RR: Alguém com incertezas profundas.


VR: Que conselho você daria para jovens escritores?

RR: Escrevam.


VR: Qual sua relação com Vinicius de Moraes? Vejo algumas semelhanças...

RR: Eu e Vinícius fomos parceiros de bar em outra encarnação.

VR: O que falaria para as pessoas que ainda não conhecem seu trabalho?

RR: Não sou perfeita. Parem com a hipocrisia, porra. E me leiam, se quiseram.

VR: O que faria se hoje fosse seu último dia de vida?

(silêncio absoluto)

(Uma risada sarcástica)

RR: Pediria ao garçom uma caneta. Morreria escrevendo.

VR: O que te entristece Raquel?

(olhos marejados)

RR: Quando sinto uma puta saudade de alguém.

VR: Lirismo e transgressão podem viver lado a lado?

RR: Sim. A transgressão está em toda a parte. Principalmente na poesia, através da palavra.


VR: Qual seu maior defeito?

RR: Pensar demais.

VR: O que te faz chorar?

RR: Quando uma solidão sacana invade meu peito.

VR: O que está escrevendo no momento?

RR: Alguns fragmentos de observações e uma peça de teatro.

VR: O que é a morte para você? Vejo que algumas leituras poéticas suas estão circundadas por isso.

RR: Algo ensurdecedor. Mas não se preocupe.
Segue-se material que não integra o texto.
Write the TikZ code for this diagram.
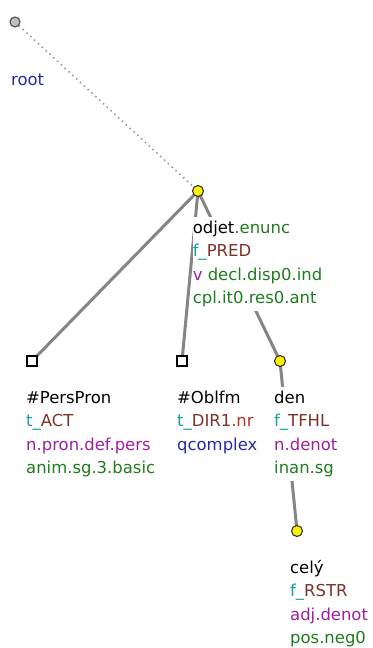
\documentclass[tikz,border=0pt]{standalone}
\usepackage{fontspec}
\setmainfont{DejaVu Sans}
\usetikzlibrary{backgrounds}
\definecolor{cgreen}{RGB}{30,125,30}
\definecolor{cteal}{RGB}{20,160,160}
\definecolor{cbrown}{RGB}{125,50,40}
\definecolor{cred}{RGB}{180,50,30}
\definecolor{cpurple}{RGB}{160,30,160}
\definecolor{cblue}{RGB}{40,40,170}
\begin{document}
\begin{tikzpicture}[x=1bp,y=-1bp,
  tnode/.style={circle,draw=black!80,line width=1.1bp,fill=yellow,minimum size=11bp,inner sep=0},
  rnode/.style={circle,draw=black!70,line width=1.1bp,fill=black!25,minimum size=10bp,inner sep=0},
  snode/.style={rectangle,draw=black,line width=1.2bp,fill=white,minimum size=10bp,inner sep=0},
  lbl/.style={anchor=base west,inner xsep=0bp,inner ysep=0.4bp,text height=16bp,text depth=7bp,fill=white,font=\fontsize{16.5}{20}\selectfont},
  tedge/.style={draw=black!48,line width=3bp},
  rootedge/.style={draw=black!38,line width=1.6bp,dash pattern=on 1.6bp off 3.6bp}]
\useasboundingbox (0,0) rectangle (372,648);
% tree nodes
\node[rnode] (root) at (15,22) {};
\node[tnode] (odjet) at (198,191) {};
\node[snode] (pers) at (32,361) {};
\node[snode] (obl) at (182,361) {};
\node[tnode] (den) at (280,361) {};
\node[tnode] (cely) at (297,531) {};
% edges
\begin{scope}[on background layer]
\draw[rootedge] (root.center) -- (odjet.center);
\draw[tedge] (odjet.center) -- (pers.center);
\draw[tedge] (odjet.center) -- (obl.center);
\draw[tedge] (odjet.center) -- (den.center);
\draw[tedge] (den.center) -- (cely.center);
\end{scope}
% labels
\node[lbl] (r1) at (11,86) {\textcolor{cblue}{root}};

\node[lbl] (o1) at (192.6,233) {odjet\textcolor{cgreen}{.enunc}};
\node[lbl] (o2) at (192.6,256.5) {\textcolor{cteal}{f\_}\textcolor{cbrown}{PRED}};
\node[lbl] (o3) at (192.6,280) {\textcolor{cpurple}{v} \textcolor{cgreen}{decl.disp0.ind}};
\node[lbl] (o4) at (192.6,303.5) {\textcolor{cgreen}{cpl.it0.res0.ant}};

\node[lbl] (p1) at (26,403) {\#PersPron};
\node[lbl] (p2) at (26,426.5) {\textcolor{cteal}{t\_}\textcolor{cbrown}{ACT}};
\node[lbl] (p3) at (26,450) {\textcolor{cpurple}{n.pron.def.pers}};
\node[lbl] (p4) at (26,473.5) {\textcolor{cgreen}{anim.sg.3.basic}};

\node[lbl] (b1) at (177,403) {\#Oblfm};
\node[lbl] (b2) at (177,426.5) {\textcolor{cteal}{t\_}\textcolor{cbrown}{DIR1}\textcolor{cred}{.nr}};
\node[lbl] (b3) at (177,450) {\textcolor{cblue}{qcomplex}};

\node[lbl] (d1) at (274,403) {den};
\node[lbl] (d2) at (274,426.5) {\textcolor{cteal}{f\_}\textcolor{cbrown}{TFHL}};
\node[lbl] (d3) at (274,450) {\textcolor{cpurple}{n.denot}};
\node[lbl] (d4) at (274,473.5) {\textcolor{cgreen}{inan.sg}};

\node[lbl] (c1) at (290,573) {celý};
\node[lbl] (c2) at (290,596.5) {\textcolor{cteal}{f\_}\textcolor{cbrown}{RSTR}};
\node[lbl] (c3) at (290,620) {\textcolor{cpurple}{adj.denot}};
\node[lbl] (c4) at (290,643) {\textcolor{cgreen}{pos.neg0}};
\end{tikzpicture}
\end{document}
Não sou uma escritora suicida em potencial.

VR: Uma frase?

RR: “... uma alma intensa, violenta, atormentada, uma alma que se não se sente bem onde está , que tem saudades... sei lá do que!” (Florbela Espanca)

VR: Uma poesia? E por quê?

RR: “Traduzir-se”. Ferreira Gullar. Há Raquel Reis e Vanessa Regina no mesmo texto.


(depois da longa conversa e algumas cervejas; eu tomei três águas minerais; despeço-me de Raquel. Apesar de arredia é uma boa moça. Só precisa de espaço para se manifestar.)

VR: Obrigada, Raquel.

(ela se levanta da mesa um tanto cambaleante, mas vira para trás a tempo de ouvir minha pergunta).

VR: Mas uma última pergunta.

RR: Sim?

VR: È verdade que Raquel Reis é o alter ego de Vanessa Regina?

RR: Porra...

Um comentário:

  1. Há muito tempo eu esperava por esta entrevista, mas veio em hora certa, Raquel está muito mais madura. Acredito que, de certa forma, minhas leituras das poesias de Raquel não estavam assim tão turvas, principalmente no que se refere à poesia DESEJO.
    Esta mulher é um tesão (palavra de quem conhece)!